* TASK BRIEF
Transcribe the listing that follows in full, omitting pictures.

--- Start ---

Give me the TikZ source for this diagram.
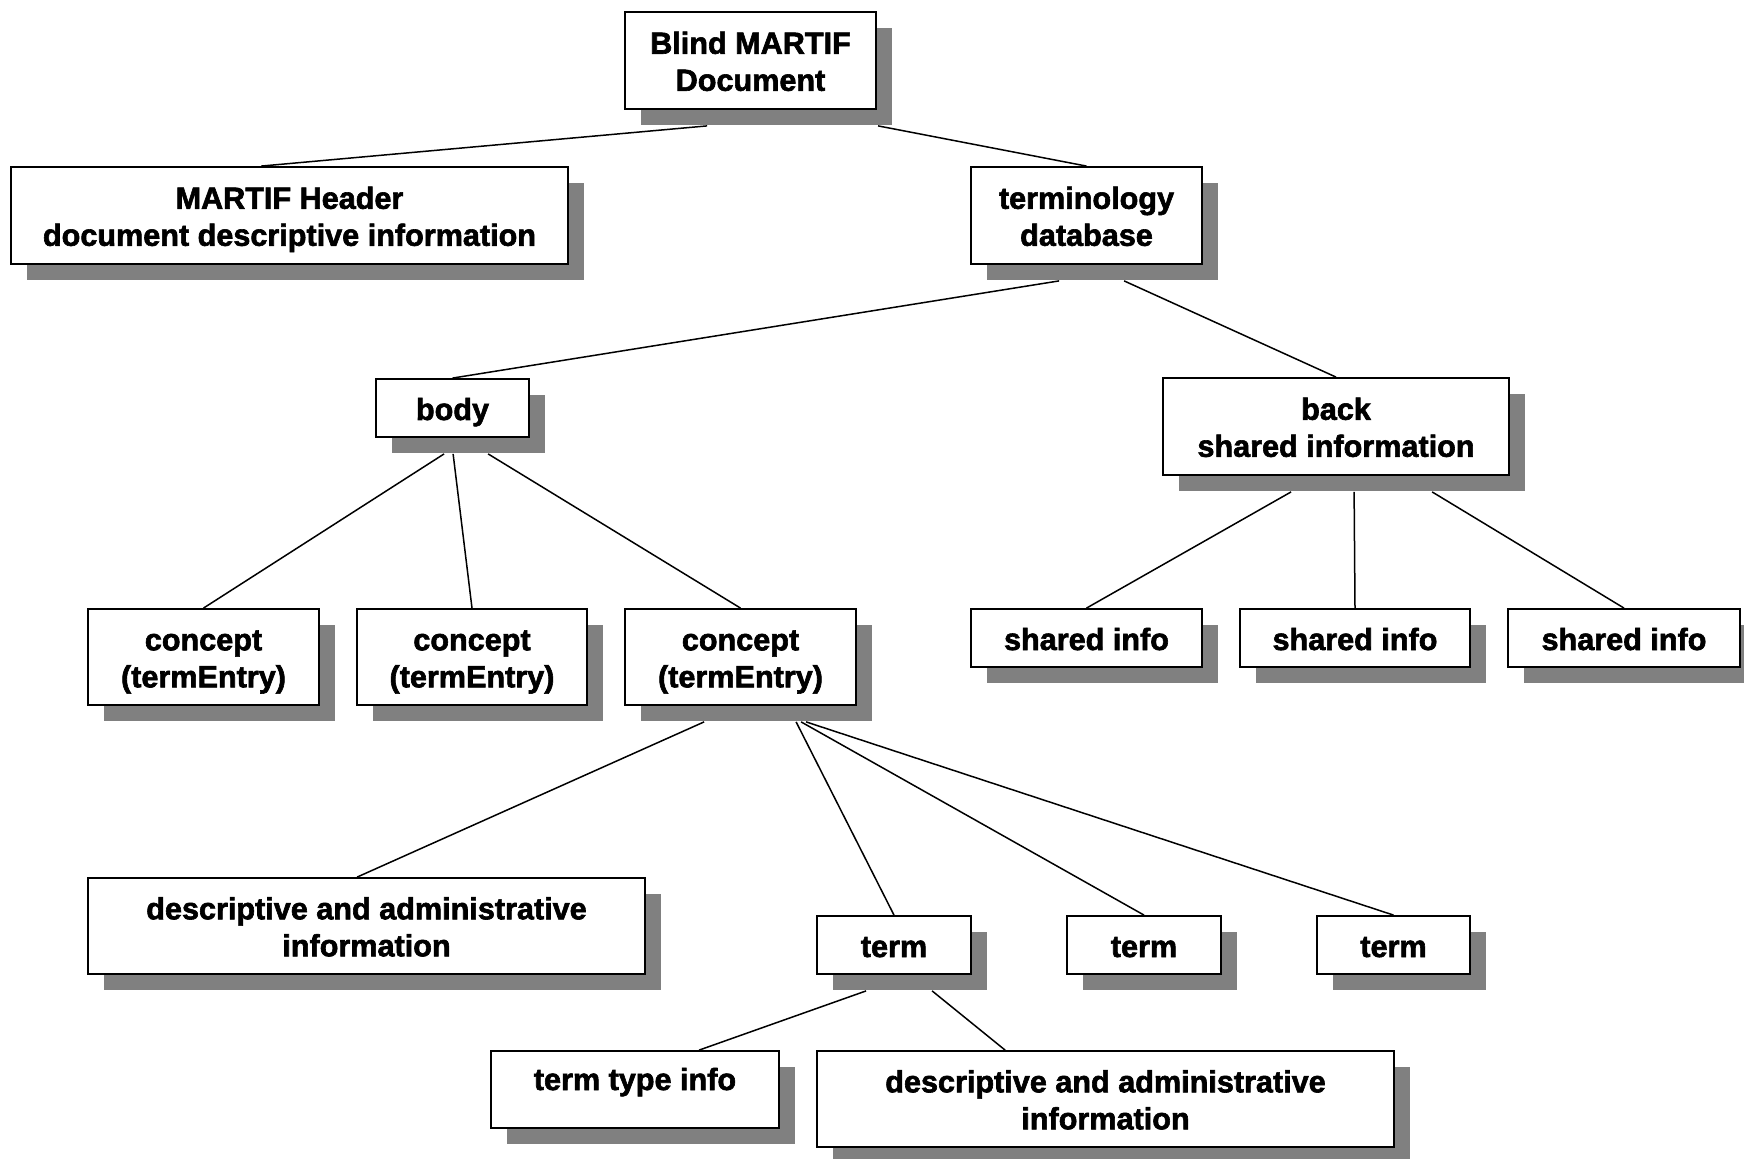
\documentclass[tikz,border=0pt]{standalone}
\usepackage{fontspec}
\setmainfont{Liberation Sans}[BoldFeatures={FakeBold=2}]
\usetikzlibrary{shadows,calc}
\newcommand{\twol}[2]{\raisebox{-2.2pt}[\height][\depth]{\begin{tabular}{@{}c@{}}#1\\#2\end{tabular}}}
\tikzset{
  box/.style={draw=black, line width=0.9pt, fill=white, inner sep=0pt,
    font=\fontsize{15.3pt}{18.5pt}\selectfont\bfseries,
    execute at begin node={\rule{0pt}{15.5pt}},
    execute at end node={\rule[-3.5pt]{0pt}{3.5pt}},
    general shadow={fill=black!50, shadow xshift=8pt, shadow yshift=-8pt}},
  conn/.style={line width=0.75pt, black},
}
\begin{document}
\begin{tikzpicture}[x=0.5pt,y=-0.5pt]
\useasboundingbox (0,0) rectangle (1744,1159);
\fill[white] (0,0) rectangle (1744,1159);
% boxes
\node[box, minimum width=125.5pt, minimum height=48.5pt] (blind) at (750.5,60.5) {\twol{Blind MARTIF}{Document}};
\node[box, minimum width=278.5pt, minimum height=48.5pt] (header) at (289.5,215.5) {\twol{MARTIF Header}{document descriptive information}};
\node[box, minimum width=115.5pt, minimum height=48.5pt] (termdb) at (1086.5,215.5) {\twol{terminology}{database}};
\node[box, minimum width=76.5pt, minimum height=29pt] (body) at (452.5,408) {body};
\node[box, minimum width=173pt, minimum height=48.5pt] (back) at (1336,426.5) {\twol{back}{shared information}};
\node[box, minimum width=115.5pt, minimum height=48pt] (c1) at (203.5,657) {\twol{concept}{(termEntry)}};
\node[box, minimum width=115pt, minimum height=48pt] (c2) at (472,657) {\twol{concept}{(termEntry)}};
\node[box, minimum width=115.5pt, minimum height=48pt] (c3) at (740.5,657) {\twol{concept}{(termEntry)}};
\node[box, minimum width=115.5pt, minimum height=29pt] (s1) at (1086.5,638) {shared info};
\node[box, minimum width=115pt, minimum height=29pt] (s2) at (1355,638) {shared info};
\node[box, minimum width=116pt, minimum height=29pt] (s3) at (1624,638) {shared info};
\node[box, minimum width=278.5pt, minimum height=48pt] (d1) at (366.5,926) {\twol{descriptive and administrative}{information}};
\node[box, minimum width=77pt, minimum height=29pt] (t1) at (894,945) {term};
\node[box, minimum width=77pt, minimum height=29pt] (t2) at (1144,945) {term};
\node[box, minimum width=76.5pt, minimum height=29pt] (t3) at (1393.5,945) {term};
\node[box, minimum width=144pt, text height=19.5pt, text depth=19pt, anchor=base] (tti) at (635,1090) {term type info};
\node[box, minimum width=288.5pt, minimum height=48pt] (d2) at (1105.5,1099) {\twol{descriptive and administrative}{information}};
% connectors
\draw[conn] ($(blind.south west)+(83,16)$) -- ($(header.north west)+(251,0)$);
\draw[conn] ($(blind.south west)+(254,16)$) -- (termdb.north);
\draw[conn] ($(termdb.south west)+(89,16)$) -- (body.north);
\draw[conn] ($(termdb.south west)+(154,16)$) -- (back.north);
\draw[conn] ($(body.south west)+(69,16)$) -- (c1.north);
\draw[conn] ($(body.south west)+(78,16)$) -- (c2.north);
\draw[conn] ($(body.south west)+(113,16)$) -- (c3.north);
\draw[conn] ($(back.south west)+(129,16)$) -- (s1.north);
\draw[conn] ($(back.south west)+(192,16)$) -- (s2.north);
\draw[conn] ($(back.south west)+(270,16)$) -- (s3.north);
\draw[conn] ($(c3.south west)+(80,16)$) -- ($(d1.north west)+(270,0)$);
\draw[conn] ($(c3.south west)+(172,16)$) -- (t1.north);
\draw[conn] ($(c3.south west)+(177,16)$) -- (t2.north);
\draw[conn] ($(c3.south west)+(182,16)$) -- (t3.north);
\draw[conn] ($(t1.south west)+(50,16)$) -- ($(tti.north west)+(209,0)$);
\draw[conn] ($(t1.south west)+(116,16)$) -- ($(d2.north west)+(189,0)$);
\end{tikzpicture}
\end{document}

--- End ---

* RESULT FOR THIS EXERCISE
Give me the TikZ source for this diagram.
\documentclass[tikz,border=0pt]{standalone}
\usepackage{fontspec}
\setmainfont{Liberation Sans}[BoldFeatures={FakeBold=2}]
\usetikzlibrary{shadows,calc}
\newcommand{\twol}[2]{\raisebox{-2.2pt}[\height][\depth]{\begin{tabular}{@{}c@{}}#1\\#2\end{tabular}}}
\tikzset{
  box/.style={draw=black, line width=0.9pt, fill=white, inner sep=0pt,
    font=\fontsize{15.3pt}{18.5pt}\selectfont\bfseries,
    execute at begin node={\rule{0pt}{15.5pt}},
    execute at end node={\rule[-3.5pt]{0pt}{3.5pt}},
    general shadow={fill=black!50, shadow xshift=8pt, shadow yshift=-8pt}},
  conn/.style={line width=0.75pt, black},
}
\begin{document}
\begin{tikzpicture}[x=0.5pt,y=-0.5pt]
\useasboundingbox (0,0) rectangle (1744,1159);
\fill[white] (0,0) rectangle (1744,1159);
% boxes
\node[box, minimum width=125.5pt, minimum height=48.5pt] (blind) at (750.5,60.5) {\twol{Blind MARTIF}{Document}};
\node[box, minimum width=278.5pt, minimum height=48.5pt] (header) at (289.5,215.5) {\twol{MARTIF Header}{document descriptive information}};
\node[box, minimum width=115.5pt, minimum height=48.5pt] (termdb) at (1086.5,215.5) {\twol{terminology}{database}};
\node[box, minimum width=76.5pt, minimum height=29pt] (body) at (452.5,408) {body};
\node[box, minimum width=173pt, minimum height=48.5pt] (back) at (1336,426.5) {\twol{back}{shared information}};
\node[box, minimum width=115.5pt, minimum height=48pt] (c1) at (203.5,657) {\twol{concept}{(termEntry)}};
\node[box, minimum width=115pt, minimum height=48pt] (c2) at (472,657) {\twol{concept}{(termEntry)}};
\node[box, minimum width=115.5pt, minimum height=48pt] (c3) at (740.5,657) {\twol{concept}{(termEntry)}};
\node[box, minimum width=115.5pt, minimum height=29pt] (s1) at (1086.5,638) {shared info};
\node[box, minimum width=115pt, minimum height=29pt] (s2) at (1355,638) {shared info};
\node[box, minimum width=116pt, minimum height=29pt] (s3) at (1624,638) {shared info};
\node[box, minimum width=278.5pt, minimum height=48pt] (d1) at (366.5,926) {\twol{descriptive and administrative}{information}};
\node[box, minimum width=77pt, minimum height=29pt] (t1) at (894,945) {term};
\node[box, minimum width=77pt, minimum height=29pt] (t2) at (1144,945) {term};
\node[box, minimum width=76.5pt, minimum height=29pt] (t3) at (1393.5,945) {term};
\node[box, minimum width=144pt, text height=19.5pt, text depth=19pt, anchor=base] (tti) at (635,1090) {term type info};
\node[box, minimum width=288.5pt, minimum height=48pt] (d2) at (1105.5,1099) {\twol{descriptive and administrative}{information}};
% connectors
\draw[conn] ($(blind.south west)+(83,16)$) -- ($(header.north west)+(251,0)$);
\draw[conn] ($(blind.south west)+(254,16)$) -- (termdb.north);
\draw[conn] ($(termdb.south west)+(89,16)$) -- (body.north);
\draw[conn] ($(termdb.south west)+(154,16)$) -- (back.north);
\draw[conn] ($(body.south west)+(69,16)$) -- (c1.north);
\draw[conn] ($(body.south west)+(78,16)$) -- (c2.north);
\draw[conn] ($(body.south west)+(113,16)$) -- (c3.north);
\draw[conn] ($(back.south west)+(129,16)$) -- (s1.north);
\draw[conn] ($(back.south west)+(192,16)$) -- (s2.north);
\draw[conn] ($(back.south west)+(270,16)$) -- (s3.north);
\draw[conn] ($(c3.south west)+(80,16)$) -- ($(d1.north west)+(270,0)$);
\draw[conn] ($(c3.south west)+(172,16)$) -- (t1.north);
\draw[conn] ($(c3.south west)+(177,16)$) -- (t2.north);
\draw[conn] ($(c3.south west)+(182,16)$) -- (t3.north);
\draw[conn] ($(t1.south west)+(50,16)$) -- ($(tti.north west)+(209,0)$);
\draw[conn] ($(t1.south west)+(116,16)$) -- ($(d2.north west)+(189,0)$);
\end{tikzpicture}
\end{document}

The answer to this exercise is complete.